I'm not sure about Catholic or even Christian, but some form or spirituality or religion or other constraining mechanism certainly seems necessary to me if we're going to have some form of market economy yet retain fairness to both people and planet.
But he also follows this with:
That's what Schumpeter said before he died and we ignore it completely and we are never going to get there unless we have a moral revolution where everyone suddenly changes their mindset. That's not going to happen. So what's the best solution that isn't that? That's what I'm trying to say.
So, do we need a moral revolution, and if we do, then where will it come from? If that is not possible or likely then I'm not sure how we get to a planet-and-life-friendly economy.
Finally, perhaps this assumes everyone settles on the same or similar moral out look. Is it possible for that to happen again? Is it possible to encourage a spiritual view of the world and how brad a scope would that have? Would everyone end up in broadly the same place (many religious and spiritual practises seem to have a lot of common ground)? Or would differences in world view end up giving us something close to what we currently have?

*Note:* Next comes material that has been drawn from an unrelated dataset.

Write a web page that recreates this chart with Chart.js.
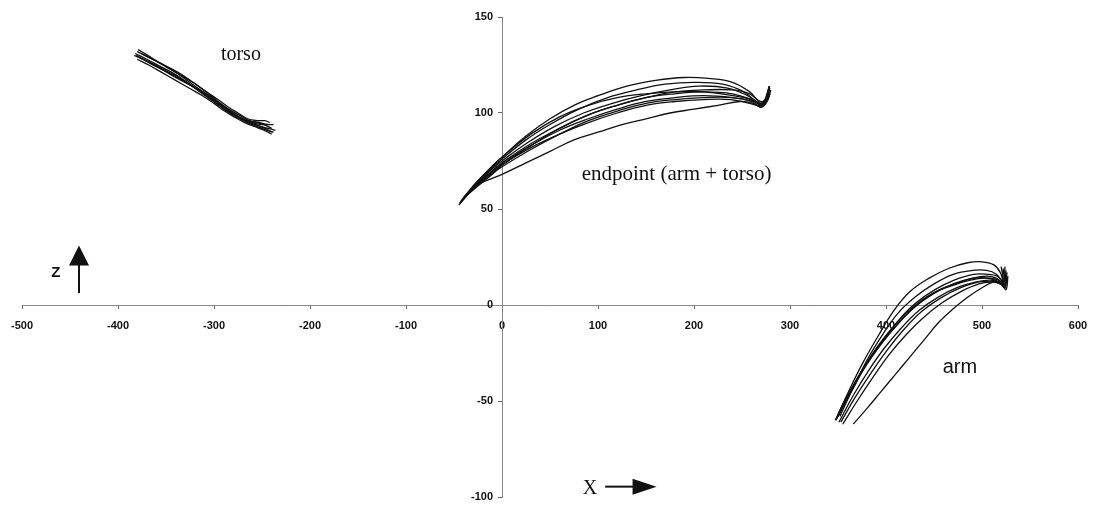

Well, I guess it could hardly be worse than what we have so perhaps it is something to strive for.
You might find it interesting to read further into G. K. Chesterton and "Distributism" if the idea of a Catholic economics takes your fancy. Or perhaps E. F. Schumacher and his book "Small is Beautiful" if you'd prefer a Buddhist economics. Perhaps other spiritually inspired economic theories exist, it would be interesting to find them.